One asset class that did get my attention today was the global markets. The scatter chart below shows the various benchmarks versus the EAFE index. Japan, Germany and Hong Kong are leading the broad index while the other are not too far off the mark. The EAFE was up 0.7% on the day as the news from Yellen and Greece helped restore some confidence that the global markets are headed for more stimulus and liquidity. The news brought the buyers back to the table for global stocks. Plenty of discussion about the positive outlook going forward for Europe as the EU and the ECB plan to push stimulus to kick start the economies around the continent. This is likely to have its share of stops and starts, but the outlook is for the trend to remain on an upward trajectory.
The chart below is IEV, iShares S&P Europe 350 ETF. The move closed above the November high and has a target of $46.60 currently with the 200 DMA as the next possible resistance point. If you back into a weekly chart of the ETF you see the clarity of a double bottom reversal and technically the upside is back in play for now. The pattern produces a target of $50 our roughly 10% on the upside. As we know all too well, this is just the belief based on the technical indicators… the reality is what takes place moving forward. We will set our stops in place and take it one day at a time.

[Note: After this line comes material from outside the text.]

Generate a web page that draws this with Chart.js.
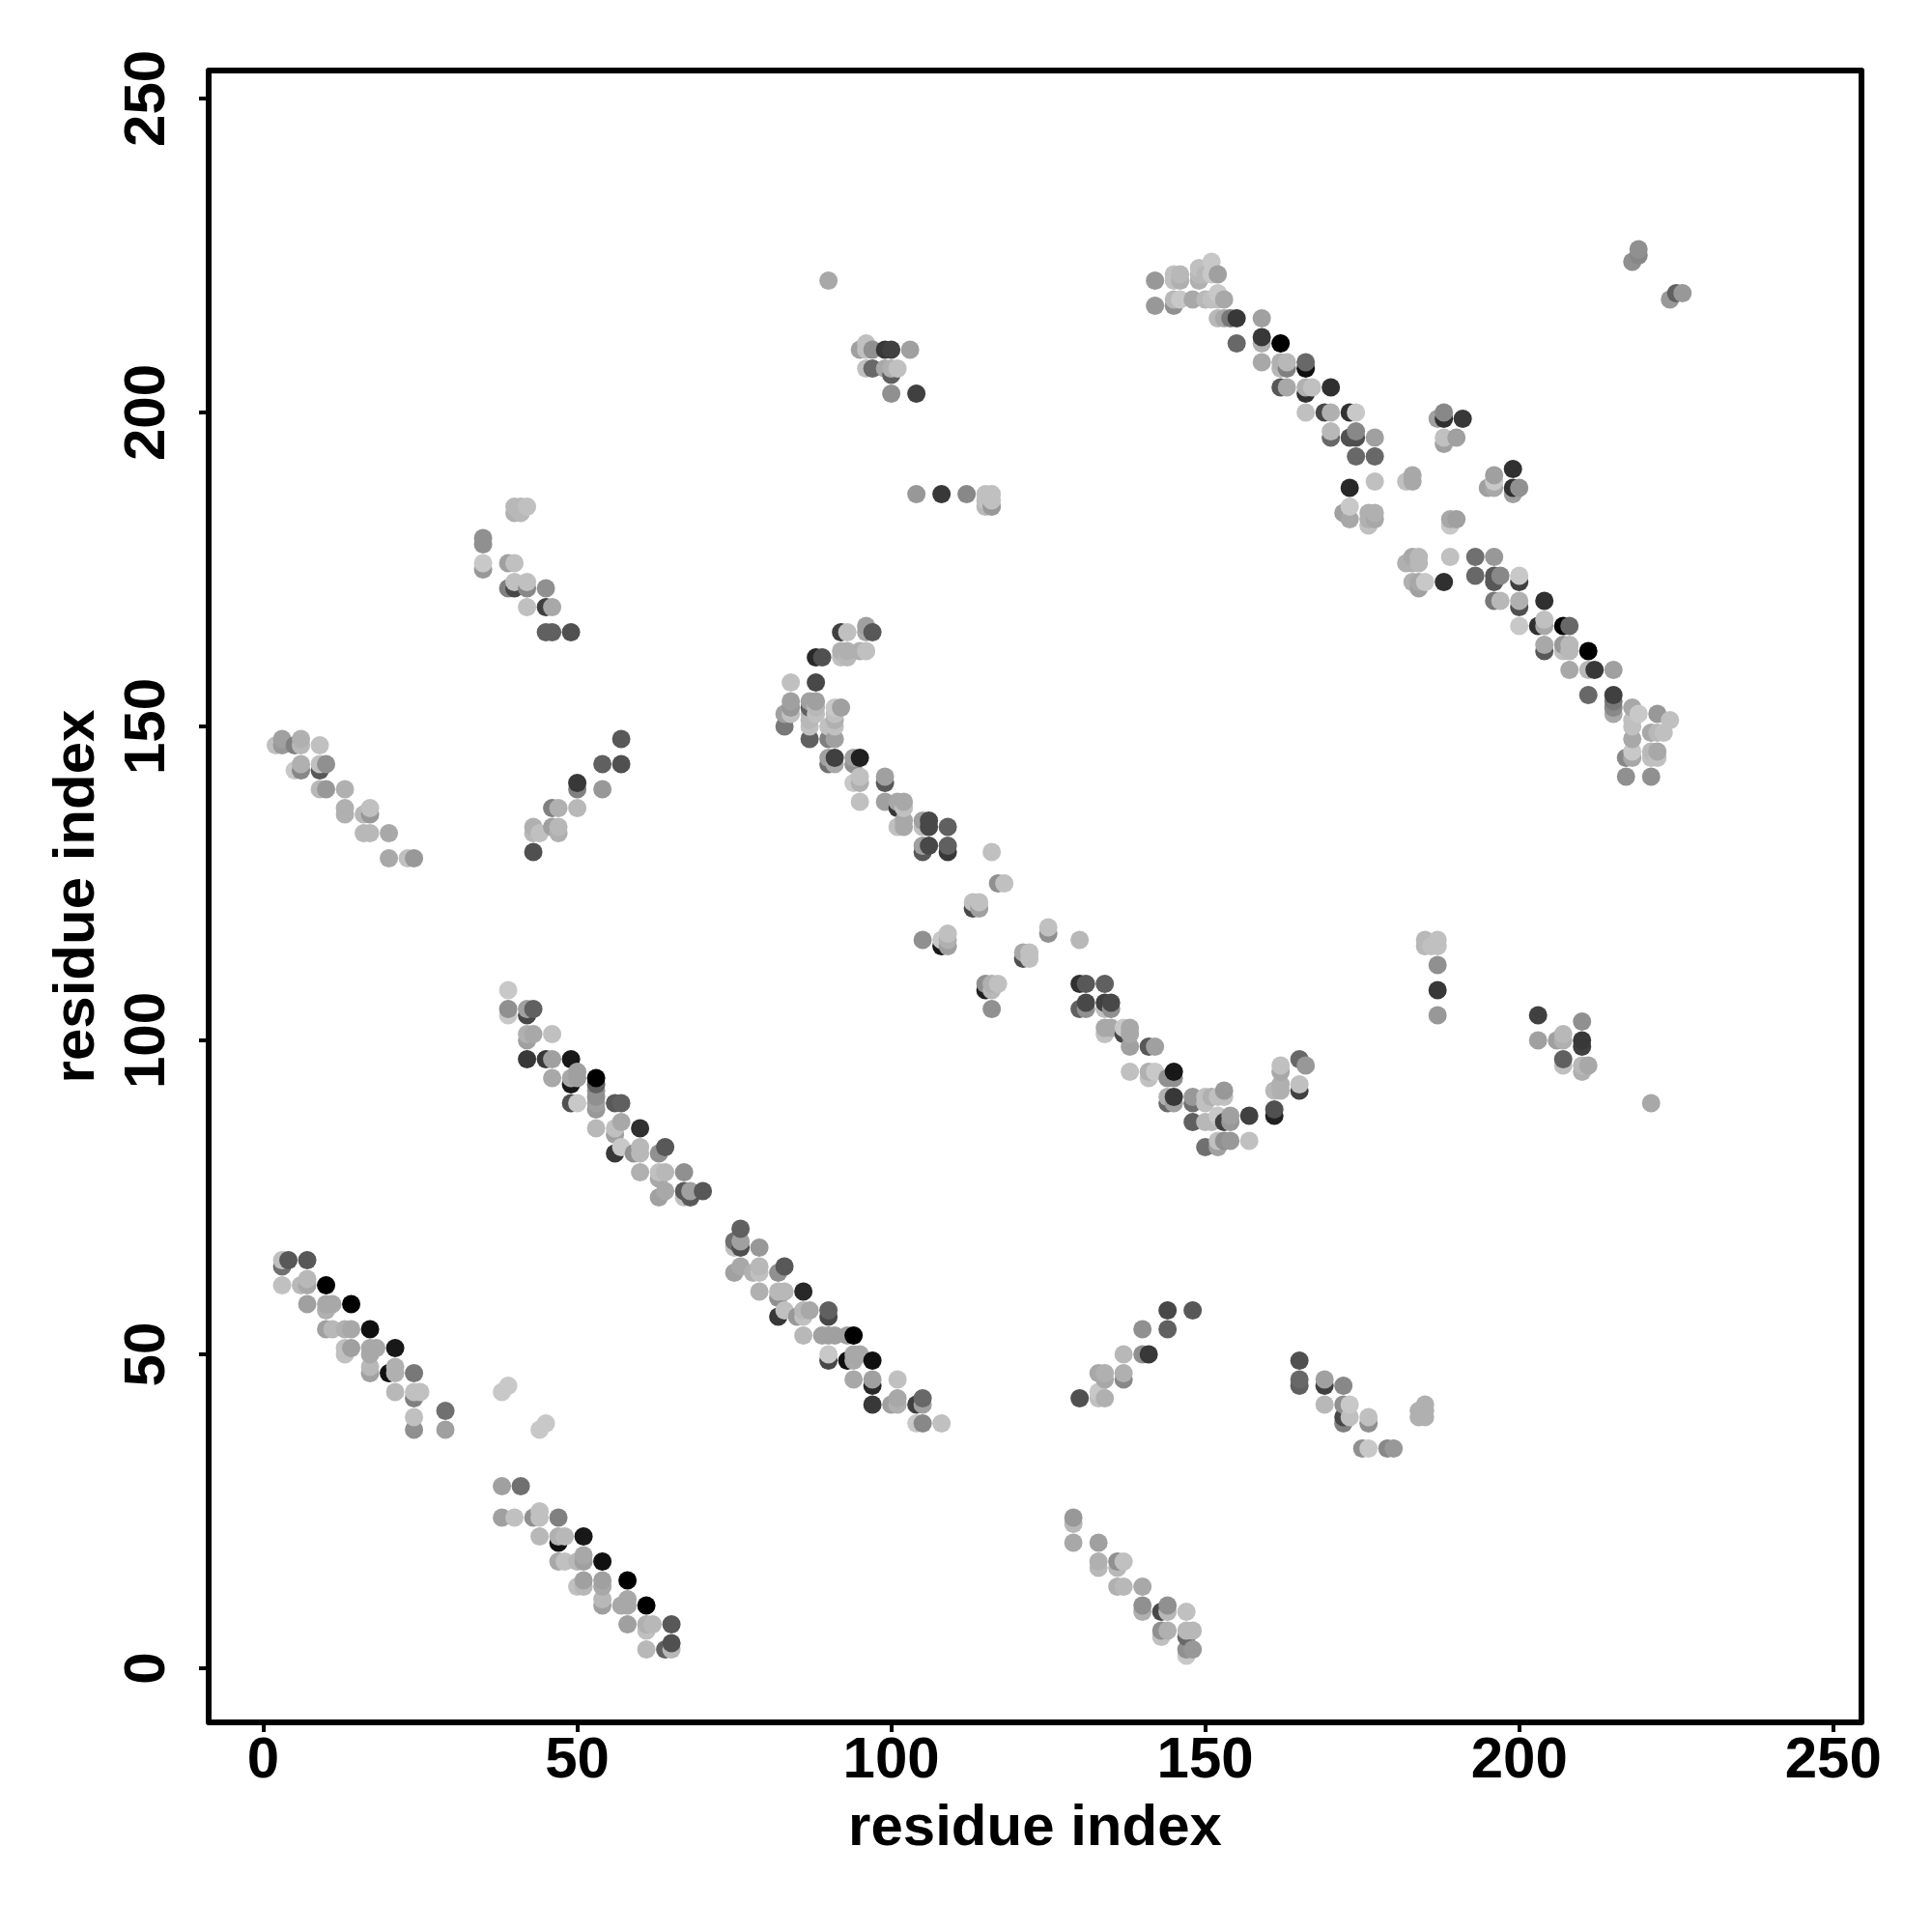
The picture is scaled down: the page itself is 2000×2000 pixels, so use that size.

The other chart of interest today was the Emerging Markets (EEM). The downtrend has been present since the high was hit in September. The drop from high to low was 18.6%, but the bounce off the lows in December has established a minor trend reversal with resistance at the $40.65 mark. We are attempting to clear that level currently and a follow through would be a positive for the asset class. The break of the downtrend off the November high is a start and positive for the short term views. The risk to this sector is obvious, but a follow through on the break higher would worth the risk/reward short term. If the longer term picture gains clarity going forward it would only add to the upside opportunity. The countries making up this sector are worth scanning for leadership as well going forward. Russia, India, Hong Kong and South Africa all came up on the scans we ran today.
The global markets are finding buyers and money flow has picked up over the last two months on higher expectations from the ECB and EU stimulus. One day at a time is the only way to take this with stops in place to manage the outlying risk of the assets.